Keep in mind that buckets and couplers can add a lot of weight. For this reason, you can use a coupler on a 12-ft. stick. However, Caterpillar only offers full auxiliary hydraulics on the shorter stick to maximize stability.
As previously stated, long boom/arms move the work load further from the center of gravity and can limit the size of attachments used. “The opposite is true for short boom/arm combinations because the work load is closer to the center of gravity, reducing stress to the work equipment and allowing for a wider range of attachments to be used,” says Yureskes.
Attachments Provide Options
Attachment manufacturers offer an alternative solution when a standard excavator stick comes up short.
Paul Wever Construction Equipment (PWCE) designs custom solutions to meet specific needs. “Too many people write off what can or cannot happen just based on their opinion of the task that needs to be done,” says Paul Wever. “It is difficult to get people to understand that it is worth the phone call to find out if your machine can accomplish the task.”
PWCE’s most popular attachment is the 16- to 20-ft.
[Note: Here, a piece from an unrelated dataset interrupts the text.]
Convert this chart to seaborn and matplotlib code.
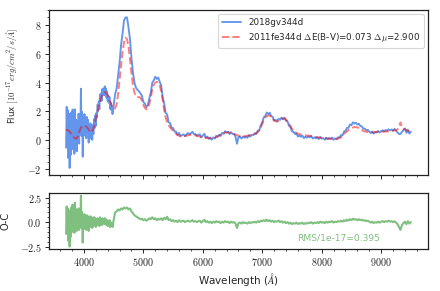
import numpy as np
import pandas as pd
import matplotlib
matplotlib.use("Agg")
import matplotlib.pyplot as plt
from matplotlib.ticker import AutoMinorLocator, FuncFormatter
import seaborn as sns

# ---------------- data ----------------
# wavelength samples: 10 A steps in the blue, 25 A steps beyond 4500 A
wave_blue = np.arange(3700, 4500, 10)
wave_red = np.arange(4500, 9501, 25)

# 2011fe template flux (1e-17 erg/cm2/s/A), smooth model
model_blue = [
    0.70, 0.72, 0.72, 0.70, 0.68, 0.65, 0.60, 0.55, 0.50, 0.45,
    0.40, 0.34, 0.28, 0.22, 0.18, 0.15, 0.13, 0.12, 0.15, 0.22,
    0.32, 0.45, 0.58, 0.70, 0.80, 0.88, 0.93, 0.96, 0.98, 1.00,
    1.02, 1.02, 1.00, 0.98, 0.95, 0.92, 0.88, 0.82, 0.75, 0.68,
    0.62, 0.58, 0.56, 0.58, 0.64, 0.72, 0.84, 0.98, 1.15, 1.32,
    1.50, 1.70, 1.90, 2.08, 2.25, 2.40, 2.55, 2.68, 2.82, 2.95,
    3.05, 3.15, 3.22, 3.28, 3.32, 3.34, 3.33, 3.30, 3.25, 3.18,
    3.10, 3.00, 2.90, 2.80, 2.70, 2.60, 2.50, 2.40, 2.32, 2.25,
]
model_red = [
    2.22, 2.20, 2.50, 3.20, 4.20, 5.20, 6.10, 6.80, 7.10, 7.00,
    6.50, 5.60, 4.60, 3.80, 3.30, 3.05, 3.00, 3.00, 2.95, 2.75,
    2.45, 2.25, 2.15, 2.20, 2.50, 3.00, 3.50, 3.85, 4.00, 4.05,
    4.00, 3.80, 3.40, 2.80, 2.10, 1.60, 1.25, 1.05, 0.90, 0.78,
    0.66, 0.56, 0.46, 0.38, 0.32, 0.28, 0.26, 0.27, 0.30, 0.33,
    0.36, 0.38, 0.40, 0.40, 0.38, 0.35, 0.32, 0.29, 0.27, 0.25,
    0.23, 0.21, 0.19, 0.17, 0.16, 0.15, 0.15, 0.16, 0.18, 0.22,
    0.27, 0.34, 0.41, 0.47, 0.51, 0.54, 0.55, 0.55, 0.54, 0.52,
    0.49, 0.45, 0.41, 0.37, 0.33, 0.30, 0.28, 0.28, 0.29, 0.31,
    0.33, 0.35, 0.37, 0.40, 0.42, 0.45, 0.50, 0.58, 0.70, 0.90,
    1.15, 1.40, 1.58, 1.68, 1.72, 1.72, 1.62, 1.48, 1.38, 1.32,
    1.30, 1.35, 1.42, 1.48, 1.52, 1.52, 1.45, 1.32, 1.15, 0.98,
    0.82, 0.70, 0.60, 0.52, 0.47, 0.43, 0.40, 0.38, 0.36, 0.35,
    0.34, 0.33, 0.32, 0.30, 0.28, 0.26, 0.24, 0.22, 0.20, 0.19,
    0.18, 0.16, 0.15, 0.14, 0.13, 0.12, 0.11, 0.10, 0.10, 0.09,
    0.10, 0.12, 0.16, 0.22, 0.30, 0.42, 0.56, 0.62, 0.72, 0.80,
    0.85, 0.90, 0.92, 0.92, 0.90, 0.85, 0.80, 0.72, 0.66, 0.62,
    0.60, 0.58, 0.57, 0.56, 0.56, 0.57, 0.58, 0.60, 0.60, 0.60,
    0.60, 0.60, 0.62, 0.62, 0.62, 0.62, 0.64, 0.66, 0.68, 0.70,
    0.72, 0.75, 0.95, 1.25, 0.90, 0.80, 0.78, 0.72, 0.65, 0.62,
    0.60,
]

# observed minus template residuals (O-C)
resid_blue = [
    -1.2, 1.6, -0.8, 1.4, -1.9, 1.2, -2.5, 0.9, -1.5, 1.5,
    -1.0, 1.8, -0.6, 1.2, -1.1, 2.0, -0.4, 1.3, -0.9, 1.1,
    -0.5, 1.4, -0.8, 0.9, -0.3, 2.7, -0.6, 1.0, -2.1, 0.6,
    -0.7, 0.8, -0.4, 0.5, -0.8, 0.7, -0.3, 0.6, -0.9, 0.4,
    -0.5, 0.6, -0.2, 0.5, -0.6, 0.3, -0.4, 0.5, -0.3, 0.4,
    -0.5, 0.2, -0.3, 0.4, -0.2, 0.3, -0.4, 0.5, -0.1, 0.3,
    -0.3, 0.4, 0.0, 0.3, -0.2, 0.4, -0.1, 0.3, -0.3, 0.2,
    -0.4, 0.1, -0.3, 0.2, -0.5, 0.0, -0.4, -0.1, -0.5, -0.2,
]
resid_red = [
    0.2, 1.0, 1.1, 1.3, 1.2, 1.4, 1.3, 1.5, 1.4, 1.5,
    1.3, 1.4, 1.1, 0.9, 0.7, 0.6, 0.5, 0.4, 0.3, 0.35,
    0.2, 0.3, 0.15, 0.25, 0.4, 0.3, 0.5, 0.3, 0.4, 0.2,
    0.35, 0.25, 0.4, 0.2, 0.45, 0.3, 0.55, 0.2, 0.3, 0.1,
    0.2, 0.05, 0.15, 0.0, 0.2, 0.05, 0.1, 0.15, 0.0, 0.1,
    0.15, 0.05, 0.1, 0.2, 0.05, 0.1, 0.0, 0.1, 0.15, -0.05,
    0.1, 0.25, 0.0, 0.1, -0.05, 0.05, -0.1, 0.05, -0.05, 0.1,
    0.0, 0.05, -0.1, 0.05, -0.05, 0.1, 0.0, 0.05, -0.1, 0.05,
    -0.05, 0.0, -0.15, -0.6, -0.1, -0.05, -0.15, 0.0, -0.1, -0.05,
    -0.15, 0.0, -0.1, 0.0, -0.05, 0.05, -0.05, 0.1, 0.0, 0.15,
    0.1, 0.2, 0.1, 0.25, 0.1, 0.2, 0.05, 0.15, 0.0, 0.1,
    0.05, 0.15, 0.0, 0.1, -0.05, 0.05, -0.1, 0.0, -0.15, -0.05,
    -0.2, -0.1, -0.15, -0.05, -0.2, -0.1, -0.15, -0.05, -0.2, -0.1,
    -0.15, -0.05, -0.1, 0.0, -0.15, -0.05, -0.1, 0.0, -0.1, 0.05,
    -0.05, 0.0, -0.1, 0.05, -0.05, 0.05, 0.0, 0.1, -0.05, 0.05,
    0.0, 0.1, 0.05, 0.15, 0.05, 0.2, 0.1, 0.25, 0.15, 0.3,
    0.2, 0.35, 0.25, 0.3, 0.2, 0.3, 0.2, 0.25, 0.15, 0.2,
    0.1, 0.15, 0.05, -0.05, 0.05, -0.1, 0.0, -0.05, 0.05, -0.05,
    0.05, 0.1, 0.0, 0.1, 0.05, 0.15, 0.05, 0.1, 0.0, 0.1,
    -0.05, -0.2, -0.5, -0.8, -0.3, -0.1, 0.05, -0.2, 0.1, -0.15,
    0.0,
]

obs_label = "2018gv344d"
model_label = r"2011fe344d $\Delta$E(B-V)=0.073 $\Delta\mu$=2.900"
rms_label = "RMS/1e-17=0.395"

wave = np.concatenate([wave_blue, wave_red])
model = np.array(model_blue + model_red)
resid = np.array(resid_blue + resid_red)
observed = model + resid

df = pd.DataFrame({"wave": wave, "observed": observed, "model": model, "resid": resid})

# ---------------- style ----------------
sns.set_style("ticks")
plt.rcParams.update({
    "font.family": ["DejaVu Sans"],
    "mathtext.fontset": "cm",
    "xtick.direction": "out",
    "ytick.direction": "out",
    "xtick.major.size": 3,
    "ytick.major.size": 3,
    "xtick.minor.size": 1.6,
    "ytick.minor.size": 1.6,
    "xtick.major.width": 0.7,
    "ytick.major.width": 0.7,
    "xtick.minor.width": 0.6,
    "ytick.minor.width": 0.6,
    "xtick.major.pad": 2,
    "ytick.major.pad": 2,
    "axes.edgecolor": "#222222",
    "axes.linewidth": 0.9,
})

fig = plt.figure(figsize=(4.4, 2.91), dpi=100)
ax1 = fig.add_axes([0.111, 0.397, 0.862, 0.569])
ax2 = fig.add_axes([0.111, 0.144, 0.862, 0.192], sharex=ax1)

sns.lineplot(data=df, x="wave", y="observed", ax=ax1, color="cornflowerblue",
             lw=1.35, estimator=None, sort=False, label=obs_label)
sns.lineplot(data=df, x="wave", y="model", ax=ax1, color="red", alpha=0.5,
             lw=1.4, ls="--", estimator=None, sort=False, label=model_label)
sns.lineplot(data=df, x="wave", y="resid", ax=ax2, color="green", alpha=0.5,
             lw=1.5, estimator=None, sort=False)

ax1.set_xlabel("")
ax1.set_ylabel(r"Flux $[10^{-17} erg/cm^2/s/\AA]$", fontsize=6.2)
ax1.yaxis.set_label_coords(-0.076, 0.60)
ax2.set_ylabel("O-C", fontsize=7)
ax2.yaxis.set_label_coords(-0.102, 0.5)
ax2.set_xlabel(r"Wavelength ($\AA$)", fontsize=7.5, labelpad=2)

ax1.tick_params(labelbottom=False)
for ax in (ax1, ax2):
    ax.xaxis.set_minor_locator(AutoMinorLocator())
    ax.yaxis.set_minor_locator(AutoMinorLocator())
    ax.tick_params(which="both", labelsize=7.3)

ax1.set_yticks([-2, 0, 2, 4, 6, 8])
ax2.set_yticks([-2.5, 0.0, 2.5])
ax1.yaxis.set_major_formatter(FuncFormatter(lambda v, p: f"${v:.0f}$"))
ax2.yaxis.set_major_formatter(FuncFormatter(lambda v, p: f"${v:.1f}$"))
ax2.xaxis.set_major_formatter(FuncFormatter(lambda v, p: f"${v:.0f}$"))

ax2.text(7580, -1.6, rms_label, color="green", alpha=0.5, fontsize=6.6,
         ha="left", va="center")

leg = ax1.legend(loc="upper right", fontsize=6.3, frameon=True,
                 handlelength=2.2, borderaxespad=0.5)
leg.get_frame().set_edgecolor("#cccccc")
leg.get_frame().set_linewidth(0.8)

fig.savefig("out.png", dpi=100)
Extendavator model. “It pins on like a bucket,” says Wever. “We build them for all different size machines. Our most popular is the 40,000- to 70,000-lb. class… You can actually leave the extension on the machine and transport it based on how we have configured it.”
The ears on the EX70 Extendavator class unit are spread 16.5 in. and it has a 90mm pin. This is designed to fit the machine with the largest pins and bucket spread in that class. Bushing sets and longer pins are used to adapt the unit to other makes and models.
L&G Products offers the Add-a-Stick, which ranges from 12 to 20 ft. “It is a fast way to get extra reach without buying a different machine,” says Larry Heinneman. “In extreme cases, we will make something longer. We do not use a counterweight unless the ground underneath the machine is unstable. We work within the hydraulic limitations of the lifting capacity of the machine.”
What differentiates many of the attachments is the quality of materials used and customization offered. “It is structurally T1 steel and it is very strong,” says Heinneman. “We try to work with the customer and change things so they are convenient to use. Our engineering force will make something fit.”
For applications where you need to economically reach a little longer than the factory stick, L&G Products offers the Add-a-Boot. “That actually fastens to the stick and makes the stick longer,” says Heinneman. “You just replace the pins and pull the bucket. On a 40,000-lb. machine, you can gain 6 or 8 ft. You get up to the top end and we go up to 12 ft.”
PWCE also offers a hydraulically telescoping dipper for mid-size excavators. “I have built them on up to a 70,000-lb. class machine,” Wever notes.
While many companies currently offer telescoping dippersticks as an option on mini-excavators, very few are offering these attachments on mid-size excavators. The concept is the same as it is for backhoe-loaders.
“You don’t have to keep moving. You can just extend that stick out to get a little bit of extra reach,” says Wever. In some cases, it allows you to use a slightly smaller machine because you can get that extra 2 ft. of depth when needed. “We have found that once our customers have a telescoping dipper, the machine that doesn’t have it is the one that sits still.”
The extra reach with the extendible dipper depends on the carrier weight. It ranges from 5 ft. on a 40,000-lb. machine to 6 ft. on a 60,000-lb. machine.
Set for Success
With long reach attachments, setup is critical. For instance, consider the use of quick couplers. “A quick coupler will work,” says Heinneman. “I don’t like them because they usually weigh around 1,000 lbs. and that takes away from the lifting capacity of the machine. When you [extend the dipper] out there, it is desirable to have the least amount of weight possible.”
The operator is also key to success. “The operator has to have integrity in what he does,” says Heinneman. “A bad operator will do things that he isn’t supposed to do. The longer it gets, the better the operator that is required.”